Tennis players adjust to climate

Junior Nynke Van Der Goot is an international tennis player who’s originally from a town called Wageningen in The Netherlands. 

A tiny river town located between two hills, it’s about as different as possible from Detroit. Coming to a country that’s bigger than what she’s used to, Van Der Goot said there’s many differences between her hometown and America. 

“We have a sea climate, where the temperatures don’t go as low and as high,” she said. “It’s warmer in the winter and colder in the summer, but here in America, we have a warmer climate. I like the heat, I don’t like the cold.”

In The Netherlands, everything is reachable by bike. When Van Der Goot first came to America, she had a hard time getting to places because she was so used to riding her bike, or even walking. She didn’t have a driver’s license and she didn’t have a car.

“I went from being really independent to being very dependent and I really didn’t like that very much,” she said. “That was a really big change, but how I got used to it was by making some new friends, so that they could help me out and eventually, I got my driver’s license. I’ve kind of gotten used to the habits here now.”

Coming to a different country to play tennis overseas is also different for her. She expressed how there’s so many different cultures and a different way of doing things. Playing tennis with a team in America is a new experience for her.

“In the Netherlands, tennis more of an individual sport, you do it more for yourself and in America, you have to learn how to play together as a team, which is a big difference I have to get used to,” said Van Der Goot. 

The food here is also something she has to get used to. One famous meal to eat for lunch in The Netherlands is bread and cheese. “Here, you don’t really put cheese on bread and the bread is too sweet,” she said. “You just learn to adapt.” 

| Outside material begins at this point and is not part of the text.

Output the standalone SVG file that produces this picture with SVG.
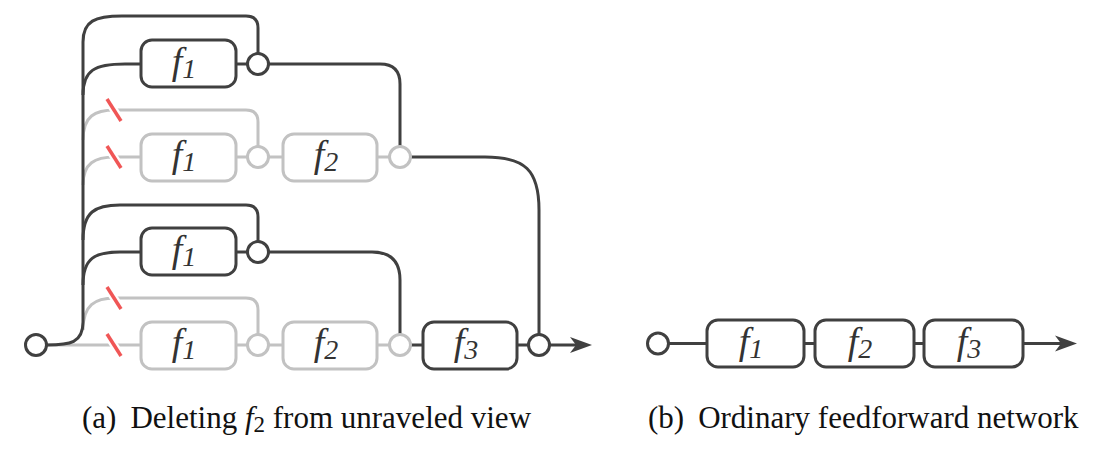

As of this year, she’s been living in America for four years. Transferring over from South Carolina State University after her freshman year to Detroit Mercy is one of her proud moments. This is also Van Der Goot’s first year of not going home for the summer to visit her family.

“Before, I used to go home during winter and summer break,” she said. “It’s not that I’m homesick all of the time; I love it here, but you have those points when everything is kind of against you and things are a little bit hard and you’re really missing that support from your parents. I’m a little homesick now because I know that I’m almost going home.”

This season, Van Der Goot is looking forward to trying to get into the Horizon League, and even, trying to go for the championship. Last year, the team had a lot of injuries, so it disconnected the team, but this year she hopes that the team comes together.

Recruiting players all over the world is pretty standard when it comes to tennis. 

“In the U.S., we have so many major sports, so tennis is much lower on the list of priorities of kids growing up in this country, but in other countries it’s much higher,” said Aaron Paajanen, head coach for men’s and women’s tennis at the university.

When recruiting players internationally, Paajanen takes into consideration the players preferences of playing styles (playing in or outdoors), their results, and also their English proficiency test, so that they know that if they come to Detroit Mercy and play on the team, they’re not only going to be successful on the court but in the classroom as well. A lot of the time, Paajanen has to rely heavily on recommendations from others.

“Sometimes it’s a little challenging because I’m not always going to get to meet the player or their families face-to-face, so a lot of the recruiting is done through messaging, skyping, and emails and then really having to do a lot of research to see if whether or not the level of play will be successful here,” Paajanen said.